Since the new attitude control mode was commissioned in February, and the ion engines started to expand the orbit with an almost imperceptible thrust, the workload has been gruelling and almost every week has brought new problems to be solved. Although generally minor, these anomalies needed investigation and sometimes resulted in an interruption in effective thrusting, slowing progress.
In addition to careful monitoring and optimisation of the ion engine's performance, the operators explored several different attitude control techniques to orientate the spacecraft for the most efficient use of the impulse from the ion engines. The planning and sequencing of satellite mode changes, including regular updating of critical parameters, and the management of ground station contacts involved steady but considerable background tasks.
In October the satellite left the third and final eclipse season since its launch. During eclipse the Earth's shadow hides the sun for some two hours each orbit and for reasons of power and attitude control the satellite has to be commanded from thrust mode to earth-pointing mode and the ion thrust turned off. These manoeuvres cost time and effort.
With these difficulties behind them, the operators turned their attention to planning for the process of station acquisition in the geostationary orbit and initial operations on station.
At altitudes only a few hundred kilometres below the geostationary ring, it takes several weeks for the satellite to drift once around the Earth. It is therefore important to avoid overshoot by tuning the drift rate to arrive at the designated station longitude (21.5 degrees East) just as the geostationary altitude is reached.
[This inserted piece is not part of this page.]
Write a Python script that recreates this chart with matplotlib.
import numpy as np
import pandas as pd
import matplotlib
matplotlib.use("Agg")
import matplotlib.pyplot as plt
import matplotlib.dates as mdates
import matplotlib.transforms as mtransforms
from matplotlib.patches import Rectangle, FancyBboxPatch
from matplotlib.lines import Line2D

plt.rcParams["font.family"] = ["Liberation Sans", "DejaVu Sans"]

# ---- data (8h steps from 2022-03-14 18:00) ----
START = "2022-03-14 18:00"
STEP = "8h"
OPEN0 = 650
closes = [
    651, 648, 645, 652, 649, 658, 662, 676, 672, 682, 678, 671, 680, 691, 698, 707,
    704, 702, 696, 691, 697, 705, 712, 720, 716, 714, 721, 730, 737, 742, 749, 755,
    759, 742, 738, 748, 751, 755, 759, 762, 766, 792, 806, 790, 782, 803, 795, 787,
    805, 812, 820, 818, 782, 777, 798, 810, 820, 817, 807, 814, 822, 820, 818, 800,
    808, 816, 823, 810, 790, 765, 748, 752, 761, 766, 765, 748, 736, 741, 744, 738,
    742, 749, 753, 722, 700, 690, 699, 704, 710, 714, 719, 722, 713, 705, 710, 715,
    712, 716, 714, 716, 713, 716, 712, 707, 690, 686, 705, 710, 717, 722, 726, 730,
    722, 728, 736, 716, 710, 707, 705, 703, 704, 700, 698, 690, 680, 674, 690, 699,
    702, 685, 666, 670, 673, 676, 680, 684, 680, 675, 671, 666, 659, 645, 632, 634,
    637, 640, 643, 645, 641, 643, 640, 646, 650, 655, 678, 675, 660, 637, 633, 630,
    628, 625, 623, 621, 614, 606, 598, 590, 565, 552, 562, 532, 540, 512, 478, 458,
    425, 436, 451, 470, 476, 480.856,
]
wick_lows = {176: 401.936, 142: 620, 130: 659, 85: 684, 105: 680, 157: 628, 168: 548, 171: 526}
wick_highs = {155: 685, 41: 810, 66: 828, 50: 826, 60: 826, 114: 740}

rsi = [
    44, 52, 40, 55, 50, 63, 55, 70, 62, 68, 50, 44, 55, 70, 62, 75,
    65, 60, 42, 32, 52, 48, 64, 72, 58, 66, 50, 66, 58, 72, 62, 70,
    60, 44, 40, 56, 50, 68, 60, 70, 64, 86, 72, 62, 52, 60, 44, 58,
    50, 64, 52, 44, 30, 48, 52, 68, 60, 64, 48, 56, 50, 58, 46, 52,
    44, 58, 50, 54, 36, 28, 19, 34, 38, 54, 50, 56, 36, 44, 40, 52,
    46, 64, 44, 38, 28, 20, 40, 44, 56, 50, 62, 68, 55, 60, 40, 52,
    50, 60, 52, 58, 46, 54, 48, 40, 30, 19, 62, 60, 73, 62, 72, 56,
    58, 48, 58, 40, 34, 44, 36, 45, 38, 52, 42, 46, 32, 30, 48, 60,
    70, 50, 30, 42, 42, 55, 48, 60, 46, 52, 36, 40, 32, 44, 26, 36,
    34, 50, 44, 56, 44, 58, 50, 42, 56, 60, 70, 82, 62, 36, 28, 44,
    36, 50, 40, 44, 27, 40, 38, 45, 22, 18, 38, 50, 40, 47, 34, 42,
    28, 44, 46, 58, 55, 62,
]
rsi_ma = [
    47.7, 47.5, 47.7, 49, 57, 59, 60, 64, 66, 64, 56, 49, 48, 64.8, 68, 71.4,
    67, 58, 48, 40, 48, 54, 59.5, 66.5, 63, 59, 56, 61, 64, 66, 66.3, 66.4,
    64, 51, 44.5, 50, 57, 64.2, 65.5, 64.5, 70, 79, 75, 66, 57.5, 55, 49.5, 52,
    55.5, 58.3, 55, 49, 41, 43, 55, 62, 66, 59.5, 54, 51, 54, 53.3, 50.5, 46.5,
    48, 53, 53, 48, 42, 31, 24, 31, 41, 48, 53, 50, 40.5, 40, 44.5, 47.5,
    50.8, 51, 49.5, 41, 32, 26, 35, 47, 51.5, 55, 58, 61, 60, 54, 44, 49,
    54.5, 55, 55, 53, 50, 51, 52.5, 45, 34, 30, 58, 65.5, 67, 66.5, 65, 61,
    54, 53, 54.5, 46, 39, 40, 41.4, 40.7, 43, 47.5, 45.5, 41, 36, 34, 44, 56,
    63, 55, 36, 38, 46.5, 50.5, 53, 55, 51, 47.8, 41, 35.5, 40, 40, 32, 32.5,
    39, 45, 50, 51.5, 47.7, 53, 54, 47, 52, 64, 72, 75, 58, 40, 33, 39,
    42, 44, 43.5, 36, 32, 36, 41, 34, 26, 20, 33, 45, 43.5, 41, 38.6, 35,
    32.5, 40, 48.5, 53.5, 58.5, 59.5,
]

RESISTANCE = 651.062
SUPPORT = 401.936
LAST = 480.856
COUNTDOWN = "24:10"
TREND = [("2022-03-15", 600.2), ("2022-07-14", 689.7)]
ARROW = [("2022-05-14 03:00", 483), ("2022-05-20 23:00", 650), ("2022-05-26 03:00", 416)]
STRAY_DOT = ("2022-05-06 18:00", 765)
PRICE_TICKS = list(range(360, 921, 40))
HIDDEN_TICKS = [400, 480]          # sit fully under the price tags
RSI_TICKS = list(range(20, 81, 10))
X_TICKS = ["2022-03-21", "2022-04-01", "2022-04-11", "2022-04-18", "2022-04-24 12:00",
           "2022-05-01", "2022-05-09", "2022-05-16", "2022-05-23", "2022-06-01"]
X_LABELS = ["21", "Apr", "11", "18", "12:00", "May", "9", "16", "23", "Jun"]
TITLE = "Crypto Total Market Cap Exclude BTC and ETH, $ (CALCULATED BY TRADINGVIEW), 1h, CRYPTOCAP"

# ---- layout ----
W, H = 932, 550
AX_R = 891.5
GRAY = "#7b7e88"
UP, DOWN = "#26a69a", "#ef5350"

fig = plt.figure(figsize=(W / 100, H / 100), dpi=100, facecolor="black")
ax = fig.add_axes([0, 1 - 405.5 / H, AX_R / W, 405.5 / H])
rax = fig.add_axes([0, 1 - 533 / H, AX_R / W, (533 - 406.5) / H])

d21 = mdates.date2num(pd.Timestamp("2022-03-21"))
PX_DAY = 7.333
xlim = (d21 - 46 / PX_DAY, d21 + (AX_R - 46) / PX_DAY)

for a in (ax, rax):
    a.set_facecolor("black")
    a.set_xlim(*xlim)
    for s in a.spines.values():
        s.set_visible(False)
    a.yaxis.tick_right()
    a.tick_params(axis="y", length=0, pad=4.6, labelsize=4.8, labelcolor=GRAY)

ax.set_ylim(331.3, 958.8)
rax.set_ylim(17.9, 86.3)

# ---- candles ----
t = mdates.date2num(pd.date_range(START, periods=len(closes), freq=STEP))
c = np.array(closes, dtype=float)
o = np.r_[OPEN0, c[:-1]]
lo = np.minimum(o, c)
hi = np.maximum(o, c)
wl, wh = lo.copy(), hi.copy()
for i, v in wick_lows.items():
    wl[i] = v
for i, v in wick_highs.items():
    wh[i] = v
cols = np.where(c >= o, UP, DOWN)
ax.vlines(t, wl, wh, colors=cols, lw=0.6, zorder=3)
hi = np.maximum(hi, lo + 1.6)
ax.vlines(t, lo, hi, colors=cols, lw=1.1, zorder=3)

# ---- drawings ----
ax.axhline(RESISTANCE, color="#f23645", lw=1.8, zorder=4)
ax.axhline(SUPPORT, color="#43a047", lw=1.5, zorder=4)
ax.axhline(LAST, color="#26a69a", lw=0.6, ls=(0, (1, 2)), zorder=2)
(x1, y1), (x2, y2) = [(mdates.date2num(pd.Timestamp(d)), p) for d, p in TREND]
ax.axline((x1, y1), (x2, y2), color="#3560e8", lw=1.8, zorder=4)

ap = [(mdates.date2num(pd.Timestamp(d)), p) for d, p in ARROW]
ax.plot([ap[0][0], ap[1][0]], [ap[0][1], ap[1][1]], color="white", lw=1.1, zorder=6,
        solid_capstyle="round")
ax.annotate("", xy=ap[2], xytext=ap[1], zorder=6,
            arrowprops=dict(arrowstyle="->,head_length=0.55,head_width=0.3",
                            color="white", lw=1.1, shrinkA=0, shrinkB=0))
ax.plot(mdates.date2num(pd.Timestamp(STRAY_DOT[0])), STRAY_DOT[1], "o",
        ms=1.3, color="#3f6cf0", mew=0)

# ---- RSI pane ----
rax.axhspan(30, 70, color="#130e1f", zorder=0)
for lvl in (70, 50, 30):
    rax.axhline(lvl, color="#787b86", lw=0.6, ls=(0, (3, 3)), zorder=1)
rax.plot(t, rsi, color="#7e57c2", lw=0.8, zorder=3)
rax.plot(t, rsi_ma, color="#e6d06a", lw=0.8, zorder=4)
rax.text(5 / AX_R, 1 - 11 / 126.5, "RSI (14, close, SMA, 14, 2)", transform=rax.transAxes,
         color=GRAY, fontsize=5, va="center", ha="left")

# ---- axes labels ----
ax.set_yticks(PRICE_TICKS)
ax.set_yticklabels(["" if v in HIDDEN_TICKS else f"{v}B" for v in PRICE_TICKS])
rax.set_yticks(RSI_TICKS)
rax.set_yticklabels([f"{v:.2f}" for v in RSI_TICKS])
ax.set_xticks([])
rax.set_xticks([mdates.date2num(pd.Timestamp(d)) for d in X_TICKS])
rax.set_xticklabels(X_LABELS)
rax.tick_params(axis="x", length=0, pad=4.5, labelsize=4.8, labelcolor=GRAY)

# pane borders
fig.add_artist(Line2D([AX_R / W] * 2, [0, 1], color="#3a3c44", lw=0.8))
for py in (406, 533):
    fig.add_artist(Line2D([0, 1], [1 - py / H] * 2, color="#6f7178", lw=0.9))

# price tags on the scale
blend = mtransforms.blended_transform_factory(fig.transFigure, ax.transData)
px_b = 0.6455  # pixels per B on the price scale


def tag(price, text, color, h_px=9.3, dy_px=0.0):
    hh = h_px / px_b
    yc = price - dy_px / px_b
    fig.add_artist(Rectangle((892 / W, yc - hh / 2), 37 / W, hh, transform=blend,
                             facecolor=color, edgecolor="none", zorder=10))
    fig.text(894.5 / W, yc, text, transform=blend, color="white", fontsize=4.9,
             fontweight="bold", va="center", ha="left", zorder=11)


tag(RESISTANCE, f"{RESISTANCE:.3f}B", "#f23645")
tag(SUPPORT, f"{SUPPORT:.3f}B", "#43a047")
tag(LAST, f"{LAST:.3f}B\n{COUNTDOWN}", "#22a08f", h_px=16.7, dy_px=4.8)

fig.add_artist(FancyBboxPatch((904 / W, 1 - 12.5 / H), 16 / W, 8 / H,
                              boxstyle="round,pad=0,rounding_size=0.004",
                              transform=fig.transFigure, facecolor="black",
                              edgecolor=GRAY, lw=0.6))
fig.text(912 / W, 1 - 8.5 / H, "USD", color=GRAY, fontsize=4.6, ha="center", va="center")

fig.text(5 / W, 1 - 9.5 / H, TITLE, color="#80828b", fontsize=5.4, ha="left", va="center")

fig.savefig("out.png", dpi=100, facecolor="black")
These orbital adjustments were made using small chemical propellant thrusters, activated for the first time since launch. The first thrust was performed successfully in December and two more in January, slowing the drift rate to a few degrees/day as the satellite made its last pass over Europe to arrive at its working position in geostationary orbit.
When the last manoeuvre was performed on 31 January it was an emotional moment. From the attitude control mode which had sustained the ion thrusting for so long, the satellite was turned to point to earth for normal operations and the ion thrusters themselves were the toast of the day. Ground controllers were able to stand down the network of ground stations around the world that had helped in commanding the satellite.
Now on station, Artemis will function as originally planned and there is sufficient chemical propellant for 10 years’ operation.
Artemis arrives on station just when a significant community of users is waiting for it. During its first few weeks in nominal orbit, an exhaustive check-out of the Artemis payloads has taken place using the In-Orbit Test facilities at Redu, Belgium. All payloads are performing well and the first optical link with SPOT-4 has also been established.
The satellite can now be made available to serve its first users: SPOT4, Envisat, EGNOS and Eutelsat/Telespazio. A preparatory test will also be made with NASDA’s Earth observation mission ADEOS-II. Other users planning to use Artemis in future include ESA's Automated Transfer Vehicle and Columbus elements of the International Space Station.
Not only has Artemis clocked up a number of unique first-time applications during its recovery action - first optical inter-orbit satellite link; first major reprogramming of a telecommunications satellite; first orbital transfer to geostationary orbit using ion propulsion; longest ever operational drift orbit - but it will provide the promotional opportunity and stimulus for future European data relay services. A promising future for this incredible mission!